- **DATA**:
▬▬▬▬▬▬▬▬▬▬
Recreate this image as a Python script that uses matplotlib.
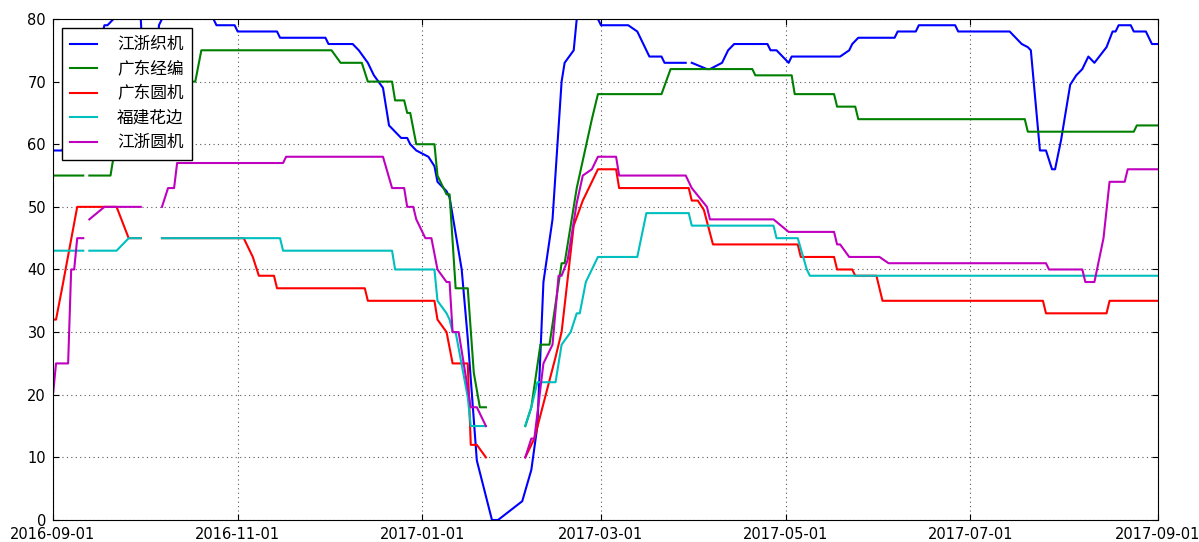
import numpy as np
import matplotlib
matplotlib.use('Agg')
import matplotlib.pyplot as plt
import matplotlib.dates as mdates
from matplotlib.font_manager import FontProperties

nan = np.nan
start = np.datetime64('2016-09-01')

# day offsets from 2016-09-01 and the read-off values (nan = missing)
zj_zhiji_days = [0, 3, 6, 12, 17, 18, 20, 29, 30, 32, 34, 35, 36, 53, 54, 60, 61, 74, 75, 90,
                 91, 99, 101, 104, 106, 109, 111, 113, 115, 117, 118, 120, 122, 124, 126, 127,
                 130, 131, 135, 137, 140, 145, 147, 155, 158, 160, 162, 165, 168, 169, 172, 173,
                 180, 181, 190, 193, 197, 201, 202, 209, 210, 211, 216, 217, 221, 223, 225, 236,
                 237, 239, 243, 244, 260, 263, 264, 266, 278, 279, 285, 286, 298, 299, 316, 320,
                 322, 323, 326, 328, 330, 331, 333, 336, 338, 340, 342, 344, 348, 350, 351, 352,
                 356, 357, 361, 362, 363, 365]
zj_zhiji_vals = [59, 59, 62, 70, 79, 79, 80, 80, 70, nan, 70, 79, 80, 80, 79, 79, 78, 78, 77, 77,
                 76, 76, 75, 73, 71, 69, 63, 62, 61, 61, 60, 59, 58.5, 58, 56.5, 54,
                 52.5, 51.5, 40, 29, 9.5, 0, 0, 3, 8, 15, 38, 48, 70, 73, 75, 80,
                 80, 79, 79, 78, 74, 74, 73, 73, nan, 73, 72, 72, 73, 75, 76, 76,
                 75, 75, 73, 74, 74, 75, 76, 77, 77, 78, 78, 79, 79, 78, 78, 76,
                 75.5, 75, 59, 59, 56, 56, 60.7, 69.5, 71, 72, 74, 73, 75.5, 78, 78, 79,
                 79, 78, 78, 77, 76, 76]

gd_jingbian_days = [0, 10, 11, 12, 19, 20, 29, 32, 36, 40, 45, 47, 49, 92, 95, 102, 104, 112,
                    113, 116, 117, 118, 120, 126, 127, 130, 131, 133, 137, 139, 141, 143, 150,
                    156, 158, 161, 164, 168, 169, 173, 178, 180, 201, 204, 231, 232, 244, 245,
                    258, 259, 265, 266, 321, 322, 357, 358, 365]
gd_jingbian_vals = [55, 55, nan, 55, 55, 58, 58, nan, 58, 64, 70, 70, 75, 75, 73, 73, 70, 70,
                    67, 67, 65, 65, 60, 60, 55, 52, 52, 37, 37, 23.5, 18, 18, nan,
                    15, 18, 28, 28, 41, 41, 53, 64, 68, 68, 72, 72, 71, 71, 68,
                    68, 66, 66, 64, 64, 62, 62, 63, 63]

gd_yuanji_days = [0, 1, 3, 8, 21, 25, 29, 32, 36, 63, 66, 68, 73, 74, 103, 104, 126, 127, 130,
                  132, 137, 138, 140, 143, 150, 156, 158, 159, 166, 168, 172, 175, 178, 180,
                  186, 187, 210, 211, 213, 215, 218, 246, 247, 258, 259, 264, 265, 272, 274,
                  327, 328, 348, 349, 365]
gd_yuanji_vals = [32, 32, 37, 50, 50, 45, 45, nan, 45, 45, 42, 39, 39, 37, 37, 35, 35, 32, 30,
                  25, 25, 12, 12, 10, nan, 10, 12, 13, 26, 30, 47, 51, 54, 56,
                  56, 53, 53, 51, 51, 49.5, 44, 44, 42, 42, 40, 40, 39, 39, 35,
                  35, 33, 33, 35, 35]

fj_huabian_days = [0, 10, 11, 12, 21, 25, 29, 32, 36, 75, 76, 112, 113, 126, 127, 130, 131,
                   132, 133, 137, 138, 143, 150, 156, 158, 160, 166, 168, 171, 173, 174, 176,
                   178, 180, 193, 196, 210, 211, 238, 239, 246, 249, 250, 365]
fj_huabian_vals = [43, 43, nan, 43, 43, 45, 45, nan, 45, 45, 43, 43, 40, 40, 35, 33, 32,
                   30, 30, 19.6, 15, 15, nan, 15, 18, 22, 22, 28, 30, 33, 33, 38,
                   40, 42, 42, 49, 49, 47, 47, 45, 45, 40, 39, 39]

zj_yuanji_days = [0, 1, 5, 6, 7, 8, 10, 11, 12, 17, 29, 32, 36, 38, 40, 41, 76, 77, 109, 112,
                  116, 117, 119, 120, 123, 125, 127, 130, 131, 132, 134, 138, 140, 143, 150,
                  156, 158, 159, 162, 165, 167, 168, 170, 173, 175, 178, 180, 186, 187, 209,
                  211, 216, 217, 238, 243, 258, 259, 260, 263, 273, 276, 328, 329, 340, 341,
                  344, 347, 349, 354, 355, 365]
zj_yuanji_vals = [20, 25, 25, 40, 40, 45, 45, nan, 48, 50, 50, nan, 50, 53, 53, 57, 57, 58, 58, 53,
                  53, 50, 50, 48, 45, 45, 40, 38, 38, 30, 30, 18, 18, 15, nan,
                  10, 13, 13, 25, 28, 39, 39, 41.5, 50.6, 55, 56, 58, 58, 55, 55,
                  53, 50, 48, 48, 46, 46, 44, 44, 42, 42, 41, 41, 40, 40, 38,
                  38, 45, 54, 54, 56, 56]

series = [
    (u'江浙织机', zj_zhiji_days, zj_zhiji_vals, 'b'),
    (u'广东经编', gd_jingbian_days, gd_jingbian_vals, 'g'),
    (u'广东圆机', gd_yuanji_days, gd_yuanji_vals, 'r'),
    (u'福建花边', fj_huabian_days, fj_huabian_vals, 'c'),
    (u'江浙圆机', zj_yuanji_days, zj_yuanji_vals, 'm'),
]

fig = plt.figure(figsize=(11.99, 5.42), dpi=100)
ax = fig.add_axes([0.0442, 0.0406, 0.9216, 0.9244])

for name, days, vals, color in series:
    x = start + np.array(days, dtype='timedelta64[D]')
    ax.plot(x, vals, color=color, linewidth=1.5, label=name)

ax.set_xlim(np.datetime64('2016-09-01'), np.datetime64('2017-09-01'))
ax.set_ylim(0, 80)
ax.set_yticks(range(0, 81, 10))
ax.xaxis.set_major_locator(mdates.MonthLocator(bymonth=[1, 3, 5, 7, 9, 11]))
ax.xaxis.set_major_formatter(mdates.DateFormatter('%Y-%m-%d'))
ax.tick_params(direction='in', top=True, right=True, labelsize=10.5, length=4, pad=5)
ax.grid(True, color='0.35', linestyle=(0, (1, 3)), linewidth=0.8)

leg = ax.legend(loc='upper left', prop=FontProperties(family=['Noto Sans CJK SC', 'DejaVu Sans'], size=12),
                fancybox=False, framealpha=1, edgecolor='k', handlelength=1.6,
                handletextpad=1.2, borderaxespad=0.55, labelspacing=0.45, borderpad=0.5)
leg.get_frame().set_linewidth(1.0)

fig.savefig('out.png', dpi=100)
▬▬▬▬▬▬▬▬▬▬
- **WRITTEN INSTRUCTION**: Copy all lines from the material that hold "matplotlib".

- **THE RESULT**:
Recreate this image as a Python script that uses matplotlib.
import matplotlib
matplotlib.use('Agg')
import matplotlib.pyplot as plt
import matplotlib.dates as mdates
from matplotlib.font_manager import FontProperties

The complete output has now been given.